- **Exercise instructions**
Word for word, quote all of the material, omitting the pictures.

- **Stored data**
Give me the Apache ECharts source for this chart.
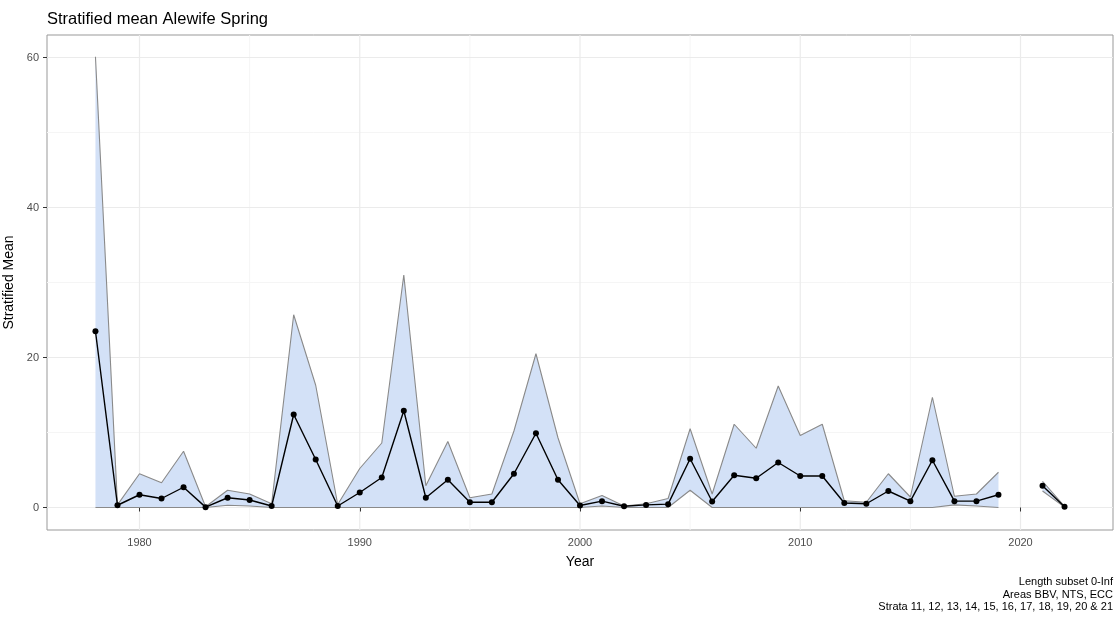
<!DOCTYPE html>
<html>
<head>
<meta charset="utf-8">
<script src="https://cdn.jsdelivr.net/npm/echarts@6/dist/echarts.min.js"></script>
<style>
  html, body { margin: 0; padding: 0; background: #fff; }
  #chart { width: 1116px; height: 620px; }
</style>
</head>
<body>
<div id="chart"></div>
<script>
  // survey years (2020 has no survey)
  var years = [1978, 1979, 1980, 1981, 1982, 1983, 1984, 1985, 1986, 1987, 1988, 1989,
               1990, 1991, 1992, 1993, 1994, 1995, 1996, 1997, 1998, 1999, 2000, 2001,
               2002, 2003, 2004, 2005, 2006, 2007, 2008, 2009, 2010, 2011, 2012, 2013,
               2014, 2015, 2016, 2017, 2018, 2019, 2020, 2021, 2022];
  var meanVals = [23.5, 0.3, 1.7, 1.2, 2.7, 0.05, 1.3, 1.0, 0.2, 12.4, 6.4, 0.2,
                  2.0, 4.0, 12.9, 1.3, 3.7, 0.7, 0.7, 4.5, 9.9, 3.7, 0.27, 0.85,
                  0.17, 0.35, 0.45, 6.5, 0.8, 4.3, 3.9, 6.0, 4.2, 4.2, 0.6, 0.5,
                  2.2, 0.85, 6.3, 0.85, 0.85, 1.7, null, 2.9, 0.1];
  var upperVals = [60.1, 0.35, 4.5, 3.3, 7.5, 0.1, 2.3, 1.8, 0.5, 25.7, 16.3, 0.4,
                   5.2, 8.6, 31.0, 2.9, 8.8, 1.3, 1.8, 10.2, 20.5, 9.3, 0.5, 1.6,
                   0.2, 0.5, 1.2, 10.5, 1.8, 11.1, 7.9, 16.2, 9.6, 11.1, 0.9, 0.7,
                   4.5, 1.4, 14.7, 1.5, 1.8, 4.7, null, 3.5, 0.15];
  var lowerVals = [0, 0, 0, 0, 0, 0, 0.3, 0.2, 0, 0, 0, 0,
                   0, 0, 0, 0, 0, 0, 0, 0, 0, 0, 0, 0.2,
                   0, 0, 0, 2.3, 0, 0, 0, 0, 0, 0, 0, 0,
                   0, 0, 0, 0.35, 0.2, 0, null, 2.2, 0.05];

  var xMajor = [1980, 1990, 2000, 2010, 2020];
  var xMinor = [1985, 1995, 2005, 2015];
  var yMajor = [0, 20, 40, 60];
  var yMinor = [10, 30, 50];

  function pairs(vals) {
    return years.map(function (y, i) { return [y, vals[i] == null ? '-' : vals[i]]; });
  }

  // split the ribbon into runs of consecutive surveyed years
  var runs = [];
  var start = -1;
  years.forEach(function (y, i) {
    if (upperVals[i] != null) {
      if (start < 0) start = i;
    } else if (start >= 0) {
      runs.push([start, i - 1]);
      start = -1;
    }
  });
  if (start >= 0) runs.push([start, years.length - 1]);

  function ribbon(params, api) {
    var run = runs[params.dataIndex];
    var pts = [];
    for (var i = run[0]; i <= run[1]; i++) pts.push(api.coord([years[i], upperVals[i]]));
    for (var j = run[1]; j >= run[0]; j--) pts.push(api.coord([years[j], lowerVals[j]]));
    return {
      type: 'polygon',
      shape: { points: pts },
      style: { fill: '#d3e1f7' }
    };
  }

  // panel grid lines (ggplot style), drawn under the ribbon
  var gridDefs = []
    .concat(xMinor.map(function (v) { return ['x', v, 0]; }))
    .concat(yMinor.map(function (v) { return ['y', v, 0]; }))
    .concat(xMajor.map(function (v) { return ['x', v, 1]; }))
    .concat(yMajor.map(function (v) { return ['y', v, 1]; }));

  function gridLine(params, api) {
    var d = gridDefs[params.dataIndex];
    var cs = params.coordSys;
    var x1, y1, x2, y2;
    if (d[0] === 'x') {
      x1 = x2 = api.coord([d[1], 0])[0];
      y1 = cs.y; y2 = cs.y + cs.height;
    } else {
      y1 = y2 = api.coord([1980, d[1]])[1];
      x1 = cs.x; x2 = cs.x + cs.width;
    }
    return {
      type: 'line',
      shape: { x1: x1, y1: y1, x2: x2, y2: y2 },
      style: { stroke: d[2] ? '#ebebeb' : '#f5f5f5', lineWidth: d[2] ? 1.2 : 1 }
    };
  }

  var myChart = echarts.init(document.getElementById('chart'));
  var font = 'Liberation Sans, Arial, sans-serif';

  myChart.setOption({
    animation: false,
    textStyle: { fontFamily: font },
    title: {
      text: 'Stratified mean Alewife Spring',
      left: 42, top: 6,
      textStyle: { fontSize: 16.5, fontWeight: 'normal', color: '#000', fontFamily: font }
    },
    graphic: [{
      type: 'text',
      x: 1113, y: 576,
      style: {
        text: 'Length subset 0-Inf\nAreas BBV, NTS, ECC\nStrata 11, 12, 13, 14, 15, 16, 17, 18, 19, 20 & 21',
        align: 'right',
        verticalAlign: 'top',
        font: '11px ' + font,
        lineHeight: 12.5,
        fill: '#000'
      }
    }],
    grid: {
      left: 47, right: 3, top: 35, bottom: 90,
      outerBoundsMode: 'none',
      containLabel: false,
      show: true, borderColor: '#999', borderWidth: 1, backgroundColor: '#fff'
    },
    xAxis: {
      type: 'value',
      min: 1975.8, max: 2024.2,
      name: 'Year', nameLocation: 'middle', nameGap: 25,
      nameTextStyle: { fontSize: 14, color: '#000', fontFamily: font },
      axisLine: { show: false },
      splitLine: { show: false },
      axisTick: { show: true, customValues: xMajor, length: 4, lineStyle: { color: '#333' } },
      axisLabel: {
        customValues: xMajor, color: '#4d4d4d', fontSize: 11, margin: 7, fontFamily: font,
        formatter: function (v) { return String(v); }
      }
    },
    yAxis: {
      type: 'value',
      min: -3, max: 63,
      name: 'Stratified Mean', nameLocation: 'middle', nameGap: 15, nameRotate: 90,
      nameTextStyle: { fontSize: 14, color: '#000', fontFamily: font },
      axisLine: { show: false },
      splitLine: { show: false },
      axisTick: { show: true, customValues: yMajor, length: 4, lineStyle: { color: '#333' } },
      axisLabel: {
        customValues: yMajor, color: '#4d4d4d', fontSize: 11, margin: 8, fontFamily: font,
        formatter: function (v) { return String(v); }
      }
    },
    series: [
      {
        name: 'grid',
        type: 'custom',
        renderItem: gridLine,
        data: gridDefs.map(function (d, k) { return [k]; }),
        silent: true,
        clip: true,
        z: 0
      },
      {
        name: 'ribbon',
        type: 'custom',
        renderItem: ribbon,
        data: runs.map(function (r, k) { return [years[r[0]], k]; }),
        silent: true,
        clip: true,
        z: 1
      },
      {
        name: 'lower',
        type: 'line',
        data: pairs(lowerVals),
        showSymbol: false,
        connectNulls: false,
        lineStyle: { color: '#8a8a8a', width: 1.1 },
        z: 2
      },
      {
        name: 'upper',
        type: 'line',
        data: pairs(upperVals),
        showSymbol: false,
        connectNulls: false,
        lineStyle: { color: '#8a8a8a', width: 1.1 },
        z: 2
      },
      {
        name: 'mean',
        type: 'line',
        data: pairs(meanVals),
        symbol: 'circle',
        symbolSize: 6,
        showSymbol: true,
        connectNulls: false,
        lineStyle: { color: '#000', width: 1.4 },
        itemStyle: { color: '#000' },
        z: 3
      }
    ]
  });

  window.addEventListener('resize', function () {
    myChart.resize();
  });
</script>
</body>
</html>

- **Task output**
Give me the Apache ECharts source for this chart.
<!DOCTYPE html>
<html>
<head>
<meta charset="utf-8">
<script src="https://cdn.jsdelivr.net/npm/echarts@6/dist/echarts.min.js"></script>
<style>
  html, body { margin: 0; padding: 0; background: #fff; }
  #chart { width: 1116px; height: 620px; }
</style>
</head>
<body>
<div id="chart"></div>
<script>
  // survey years (2020 has no survey)
  var years = [1978, 1979, 1980, 1981, 1982, 1983, 1984, 1985, 1986, 1987, 1988, 1989,
               1990, 1991, 1992, 1993, 1994, 1995, 1996, 1997, 1998, 1999, 2000, 2001,
               2002, 2003, 2004, 2005, 2006, 2007, 2008, 2009, 2010, 2011, 2012, 2013,
               2014, 2015, 2016, 2017, 2018, 2019, 2020, 2021, 2022];
  var meanVals = [23.5, 0.3, 1.7, 1.2, 2.7, 0.05, 1.3, 1.0, 0.2, 12.4, 6.4, 0.2,
                  2.0, 4.0, 12.9, 1.3, 3.7, 0.7, 0.7, 4.5, 9.9, 3.7, 0.27, 0.85,
                  0.17, 0.35, 0.45, 6.5, 0.8, 4.3, 3.9, 6.0, 4.2, 4.2, 0.6, 0.5,
                  2.2, 0.85, 6.3, 0.85, 0.85, 1.7, null, 2.9, 0.1];
  var upperVals = [60.1, 0.35, 4.5, 3.3, 7.5, 0.1, 2.3, 1.8, 0.5, 25.7, 16.3, 0.4,
                   5.2, 8.6, 31.0, 2.9, 8.8, 1.3, 1.8, 10.2, 20.5, 9.3, 0.5, 1.6,
                   0.2, 0.5, 1.2, 10.5, 1.8, 11.1, 7.9, 16.2, 9.6, 11.1, 0.9, 0.7,
                   4.5, 1.4, 14.7, 1.5, 1.8, 4.7, null, 3.5, 0.15];
  var lowerVals = [0, 0, 0, 0, 0, 0, 0.3, 0.2, 0, 0, 0, 0,
                   0, 0, 0, 0, 0, 0, 0, 0, 0, 0, 0, 0.2,
                   0, 0, 0, 2.3, 0, 0, 0, 0, 0, 0, 0, 0,
                   0, 0, 0, 0.35, 0.2, 0, null, 2.2, 0.05];

  var xMajor = [1980, 1990, 2000, 2010, 2020];
  var xMinor = [1985, 1995, 2005, 2015];
  var yMajor = [0, 20, 40, 60];
  var yMinor = [10, 30, 50];

  function pairs(vals) {
    return years.map(function (y, i) { return [y, vals[i] == null ? '-' : vals[i]]; });
  }

  // split the ribbon into runs of consecutive surveyed years
  var runs = [];
  var start = -1;
  years.forEach(function (y, i) {
    if (upperVals[i] != null) {
      if (start < 0) start = i;
    } else if (start >= 0) {
      runs.push([start, i - 1]);
      start = -1;
    }
  });
  if (start >= 0) runs.push([start, years.length - 1]);

  function ribbon(params, api) {
    var run = runs[params.dataIndex];
    var pts = [];
    for (var i = run[0]; i <= run[1]; i++) pts.push(api.coord([years[i], upperVals[i]]));
    for (var j = run[1]; j >= run[0]; j--) pts.push(api.coord([years[j], lowerVals[j]]));
    return {
      type: 'polygon',
      shape: { points: pts },
      style: { fill: '#d3e1f7' }
    };
  }

  // panel grid lines (ggplot style), drawn under the ribbon
  var gridDefs = []
    .concat(xMinor.map(function (v) { return ['x', v, 0]; }))
    .concat(yMinor.map(function (v) { return ['y', v, 0]; }))
    .concat(xMajor.map(function (v) { return ['x', v, 1]; }))
    .concat(yMajor.map(function (v) { return ['y', v, 1]; }));

  function gridLine(params, api) {
    var d = gridDefs[params.dataIndex];
    var cs = params.coordSys;
    var x1, y1, x2, y2;
    if (d[0] === 'x') {
      x1 = x2 = api.coord([d[1], 0])[0];
      y1 = cs.y; y2 = cs.y + cs.height;
    } else {
      y1 = y2 = api.coord([1980, d[1]])[1];
      x1 = cs.x; x2 = cs.x + cs.width;
    }
    return {
      type: 'line',
      shape: { x1: x1, y1: y1, x2: x2, y2: y2 },
      style: { stroke: d[2] ? '#ebebeb' : '#f5f5f5', lineWidth: d[2] ? 1.2 : 1 }
    };
  }

  var myChart = echarts.init(document.getElementById('chart'));
  var font = 'Liberation Sans, Arial, sans-serif';

  myChart.setOption({
    animation: false,
    textStyle: { fontFamily: font },
    title: {
      text: 'Stratified mean Alewife Spring',
      left: 42, top: 6,
      textStyle: { fontSize: 16.5, fontWeight: 'normal', color: '#000', fontFamily: font }
    },
    graphic: [{
      type: 'text',
      x: 1113, y: 576,
      style: {
        text: 'Length subset 0-Inf\nAreas BBV, NTS, ECC\nStrata 11, 12, 13, 14, 15, 16, 17, 18, 19, 20 & 21',
        align: 'right',
        verticalAlign: 'top',
        font: '11px ' + font,
        lineHeight: 12.5,
        fill: '#000'
      }
    }],
    grid: {
      left: 47, right: 3, top: 35, bottom: 90,
      outerBoundsMode: 'none',
      containLabel: false,
      show: true, borderColor: '#999', borderWidth: 1, backgroundColor: '#fff'
    },
    xAxis: {
      type: 'value',
      min: 1975.8, max: 2024.2,
      name: 'Year', nameLocation: 'middle', nameGap: 25,
      nameTextStyle: { fontSize: 14, color: '#000', fontFamily: font },
      axisLine: { show: false },
      splitLine: { show: false },
      axisTick: { show: true, customValues: xMajor, length: 4, lineStyle: { color: '#333' } },
      axisLabel: {
        customValues: xMajor, color: '#4d4d4d', fontSize: 11, margin: 7, fontFamily: font,
        formatter: function (v) { return String(v); }
      }
    },
    yAxis: {
      type: 'value',
      min: -3, max: 63,
      name: 'Stratified Mean', nameLocation: 'middle', nameGap: 15, nameRotate: 90,
      nameTextStyle: { fontSize: 14, color: '#000', fontFamily: font },
      axisLine: { show: false },
      splitLine: { show: false },
      axisTick: { show: true, customValues: yMajor, length: 4, lineStyle: { color: '#333' } },
      axisLabel: {
        customValues: yMajor, color: '#4d4d4d', fontSize: 11, margin: 8, fontFamily: font,
        formatter: function (v) { return String(v); }
      }
    },
    series: [
      {
        name: 'grid',
        type: 'custom',
        renderItem: gridLine,
        data: gridDefs.map(function (d, k) { return [k]; }),
        silent: true,
        clip: true,
        z: 0
      },
      {
        name: 'ribbon',
        type: 'custom',
        renderItem: ribbon,
        data: runs.map(function (r, k) { return [years[r[0]], k]; }),
        silent: true,
        clip: true,
        z: 1
      },
      {
        name: 'lower',
        type: 'line',
        data: pairs(lowerVals),
        showSymbol: false,
        connectNulls: false,
        lineStyle: { color: '#8a8a8a', width: 1.1 },
        z: 2
      },
      {
        name: 'upper',
        type: 'line',
        data: pairs(upperVals),
        showSymbol: false,
        connectNulls: false,
        lineStyle: { color: '#8a8a8a', width: 1.1 },
        z: 2
      },
      {
        name: 'mean',
        type: 'line',
        data: pairs(meanVals),
        symbol: 'circle',
        symbolSize: 6,
        showSymbol: true,
        connectNulls: false,
        lineStyle: { color: '#000', width: 1.4 },
        itemStyle: { color: '#000' },
        z: 3
      }
    ]
  });

  window.addEventListener('resize', function () {
    myChart.resize();
  });
</script>
</body>
</html>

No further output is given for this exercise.